The issue is important because food and packaging waste create a double burden. Resources get wasted on the front end, and more trash winds up in landfills on the back end. When edible food is discarded before it can be safely used, the water, energy, labor, and packaging tied to that food are thrown away too.

At the same time, many commenters stressed that hospitals are not ordinary workplaces when it comes to reuse. Several warned that if food or drinks have entered a patient's room, infection-control rules exist for a reason.

"Never share/consume food items that have entered a patient's room, ever, even if they look untouched," one commenter wrote.

That tension is what makes the issue complicated. Waste reduction matters, but so do patient and worker safety. In health care settings, especially, food can only be donated or recovered if it is clearly safe for human consumption and has not been exposed to contamination risks.

What's Being Done?

Even within those limits, commenters said hospitals can do much more. One former hospital worker said their facility launched "green initiatives like composting food waste, using compostable serving containers and buying things made from recycled plastic," particularly in cafeteria operations.

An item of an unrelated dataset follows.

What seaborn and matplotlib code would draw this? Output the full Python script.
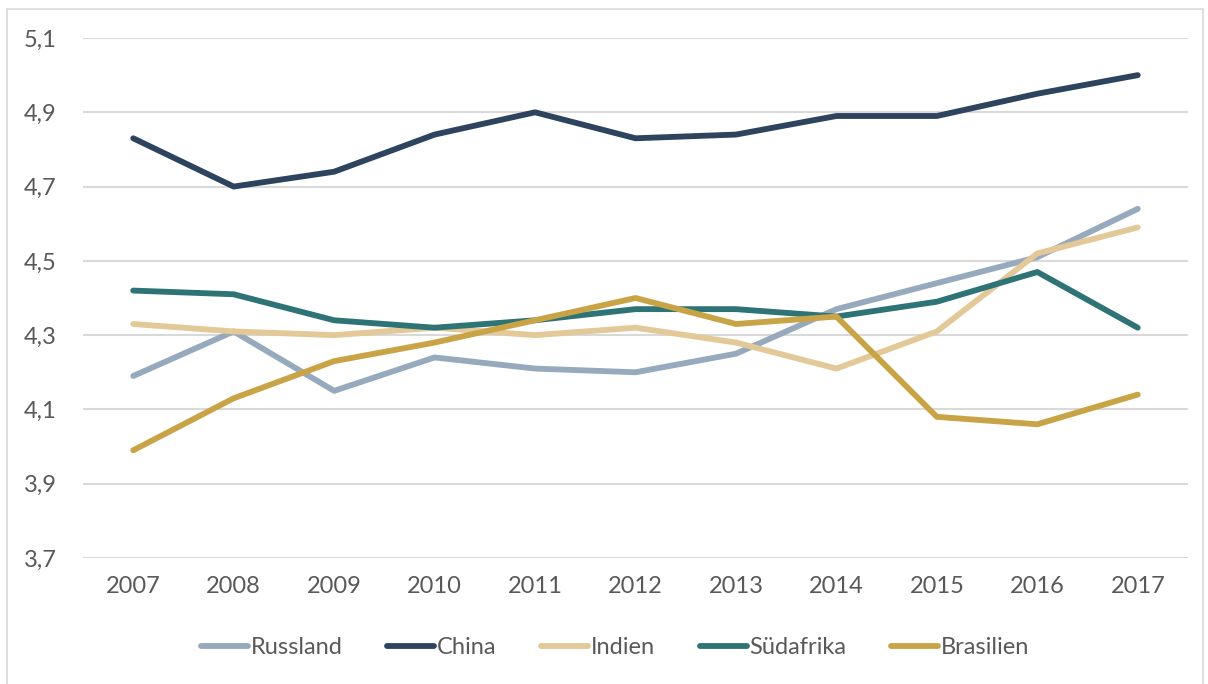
import pandas as pd
import numpy as np
import matplotlib.pyplot as plt
import seaborn as sns
from matplotlib.patches import Rectangle

years = [2007, 2008, 2009, 2010, 2011, 2012, 2013, 2014, 2015, 2016, 2017]
russland = [4.19, 4.31, 4.15, 4.24, 4.21, 4.20, 4.25, 4.37, 4.44, 4.51, 4.64]
china = [4.83, 4.70, 4.74, 4.84, 4.90, 4.83, 4.84, 4.89, 4.89, 4.95, 5.00]
indien = [4.33, 4.31, 4.30, 4.32, 4.30, 4.32, 4.28, 4.21, 4.31, 4.52, 4.59]
suedafrika = [4.42, 4.41, 4.34, 4.32, 4.34, 4.37, 4.37, 4.35, 4.39, 4.47, 4.32]
brasilien = [3.99, 4.13, 4.23, 4.28, 4.34, 4.40, 4.33, 4.35, 4.08, 4.06, 4.14]

series = {'Russland': russland, 'China': china, 'Indien': indien,
          'Südafrika': suedafrika, 'Brasilien': brasilien}
palette = {'Russland': '#97A9BC', 'China': '#2E445E', 'Indien': '#E3C898',
           'Südafrika': '#2E7375', 'Brasilien': '#C9A447'}

df = pd.concat([pd.DataFrame({'Jahr': years, 'Wert': v, 'Land': k}) for k, v in series.items()])

sns.set_style('white')
plt.rcParams['font.family'] = ['Lato', 'DejaVu Sans']
text_color = '#595959'

fig = plt.figure(figsize=(12.08, 6.84), dpi=100)
ax = fig.add_axes([83 / 1208, 1 - 558 / 684, (1188 - 83) / 1208, (558 - 38) / 684])

sns.lineplot(data=df, x='Jahr', y='Wert', hue='Land', palette=palette, linewidth=4.2,
             solid_capstyle='round', ax=ax, legend=True)

ax.set_xlim(2006.5, 2017.5)
ax.set_ylim(3.7, 5.1)
yt = np.arange(3.7, 5.11, 0.2)
ax.set_yticks(yt)
ax.set_yticklabels([f'{v:.1f}'.replace('.', ',') for v in yt])
ax.set_xticks(years)
ax.set_xticklabels([str(y) for y in years])
ax.grid(axis='y', color='#D9D9D9', linewidth=1.5)
ax.set_axisbelow(True)
for s in ax.spines.values():
    s.set_visible(False)
ax.tick_params(axis='both', length=0, labelsize=17, colors=text_color)
ax.tick_params(axis='y', pad=19)
ax.tick_params(axis='x', pad=13)
ax.set_xlabel('')
ax.set_ylabel('')

handles, labels = ax.get_legend_handles_labels()
leg = fig.legend(handles, labels, loc='center', bbox_to_anchor=(615 / 1208, 1 - 648 / 684), ncol=5,
                 frameon=False, fontsize=17, handlelength=2.0, handletextpad=0.1,
                 columnspacing=1.9, labelcolor=text_color)
ax.get_legend().remove()

fig.patches.append(Rectangle((7 / 1208, -0.1), (1203 - 7) / 1208, 1.1 - 9 / 684,
                             transform=fig.transFigure, fill=False,
                             edgecolor='#D9D9D9', linewidth=1.2))

fig.savefig('out.png', dpi=100)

Others suggested starting with systems that already deal with waste and safety, such as environmental health and safety teams, recycling committees, or internal sustainability groups. Food scraps that never make it to patients may be candidates for composting, while unopened items that remain within safe handling rules may be eligible for donation programs if management approves.

Individual choices won't solve institutional waste on their own, but workplace advocacy and public pressure may help push large organizations toward safer, less wasteful systems.